I have been, for some time, thinking that the directional power of text is highly important. This visit, or at least the study of the works, and in particular that of Broomberg and Chanarin, continue to emphasise that artistic device. Henner’s almost absence of text, is, for me, the absence of the presence of text – which I don’t feel is a ‘cop-out’ on my behalf because the context of the means of creation allows/enables me to welcome the challenge that Henner seems to offer me when viewing this work. It is a responsibility that I accept, to work out what my reaction is to these narratives that ensure that I confront from my position as a male, in a western capitalist society, the worth of these road-side objects.

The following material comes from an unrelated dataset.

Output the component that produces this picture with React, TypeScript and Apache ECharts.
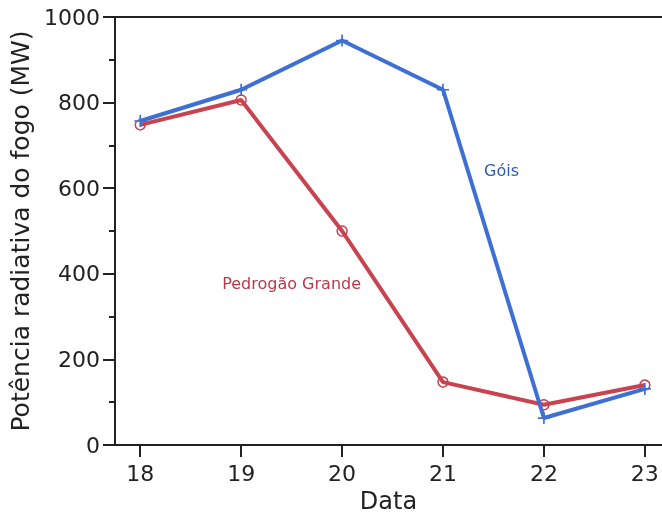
import React, { useEffect, useRef } from "react";
import * as echarts from "echarts";

const days = [18, 19, 20, 21, 22, 23];
const goisValues = [757, 830, 945, 830, 63, 131];
const pedrogaoValues = [748, 806, 500, 147, 94, 140];

const BLUE = "#3e6fd4";
const RED = "#c8434f";
const FONT = "DejaVu Sans";
const X_MIN = 17.75;
const X_MAX = 23.17;

export default function App() {
  const ref = useRef<HTMLDivElement>(null);
  useEffect(() => {
    if (!ref.current) return;
    document.body.style.margin = "0";
    const chart = echarts.init(ref.current, undefined, { renderer: "svg" });
    const plus = "path://M4.3,0h1.4v4.3h4.3v1.4h-4.3v4.3h-1.4v-4.3h-4.3v-1.4h4.3z";
    const labelPoint = (x: number, y: number, text: string, color: string) => ({
      symbol: "circle",
      symbolSize: 1,
      itemStyle: { color: "rgba(0,0,0,0)" },
      data: [{ coord: [x, y], value: text }],
      label: {
        show: true,
        position: "inside",
        formatter: text,
        fontFamily: FONT,
        fontSize: 16,
        color,
      },
    });
    chart.setOption({
      animation: false,
      grid: {
        left: 115,
        top: 17,
        bottom: 72,
        right: 0,
        show: false,
        containLabel: false,
        outerBoundsMode: "none",
      },
      xAxis: [
        {
          type: "value",
          min: X_MIN,
          max: X_MAX,
          name: "Data",
          nameLocation: "middle",
          nameGap: 44,
          nameTextStyle: { fontFamily: FONT, fontSize: 24, color: "#222", lineHeight: 24 },
          axisLine: { show: true, lineStyle: { color: "#222", width: 2 } },
          axisTick: {
            show: true,
            customValues: days,
            length: 12,
            lineStyle: { color: "#222", width: 2 },
          },
          axisLabel: {
            customValues: days,
            fontFamily: FONT,
            fontSize: 22,
            color: "#222",
            margin: 17,
          },
          splitLine: { show: false },
        },
        {
          type: "value",
          position: "top",
          min: X_MIN,
          max: X_MAX,
          axisLine: { show: true, lineStyle: { color: "#222", width: 2 } },
          axisTick: { show: false },
          axisLabel: { show: false },
          splitLine: { show: false },
        },
      ],
      yAxis: {
        type: "value",
        min: 0,
        max: 1000,
        interval: 200,
        name: "Potência radiativa do fogo (MW)",
        nameLocation: "middle",
        nameGap: 63,
        nameTextStyle: { fontFamily: FONT, fontSize: 25, color: "#222" },
        axisLine: { show: true, lineStyle: { color: "#222", width: 2 } },
        axisTick: { show: true, length: 12, lineStyle: { color: "#222", width: 2 } },
        minorTick: { show: true, splitNumber: 2, length: 6, lineStyle: { color: "#222", width: 2 } },
        axisLabel: {
          fontFamily: FONT,
          fontSize: 22,
          color: "#222",
          margin: 15,
          formatter: (v: number) => String(v),
        },
        splitLine: { show: false },
        minorSplitLine: { show: false },
      },
      series: [
        {
          type: "line",
          name: "Pedrogão Grande",
          data: days.map((d, i) => [d, pedrogaoValues[i]]),
          symbol: "circle",
          symbolSize: 10,
          showAllSymbol: true,
          itemStyle: { color: "rgba(255,255,255,0)", borderColor: RED, borderWidth: 1.5 },
          lineStyle: { color: RED, width: 4 },
          z: 2,
          markPoint: labelPoint(19.5, 378, "Pedrogão Grande", "#b83a4a"),
        },
        {
          type: "line",
          name: "Góis",
          data: days.map((d, i) => [d, goisValues[i]]),
          symbol: plus,
          symbolSize: 12,
          showAllSymbol: true,
          itemStyle: { color: BLUE },
          lineStyle: { color: BLUE, width: 4 },
          z: 3,
          markPoint: labelPoint(21.58, 642, "Góis", "#2d5cb3"),
        },
      ],
    });
    return () => chart.dispose();
  }, []);
  return (
    <div
      ref={ref}
      style={{ position: "fixed", left: 0, top: 0, width: 662, height: 517 }}
    />
  );
}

With Killip, I feel that with his statement about not creating a document regarding history, but by ‘telling it as it is and leaving the viewer to contextualise the images with the viewers ability to ‘fill-in the narrative is a means of its time and so, despite it being a strong piece of work, it fails to deliver anything more than a history; albeit beautifully delivered.
Whereas the Broomberg and Chanarin work will continue to deliver more and more, like the proverbial onion, the layers of meaning and substance will reward the viewer’s endeavour in studying this work. The prize was well placed.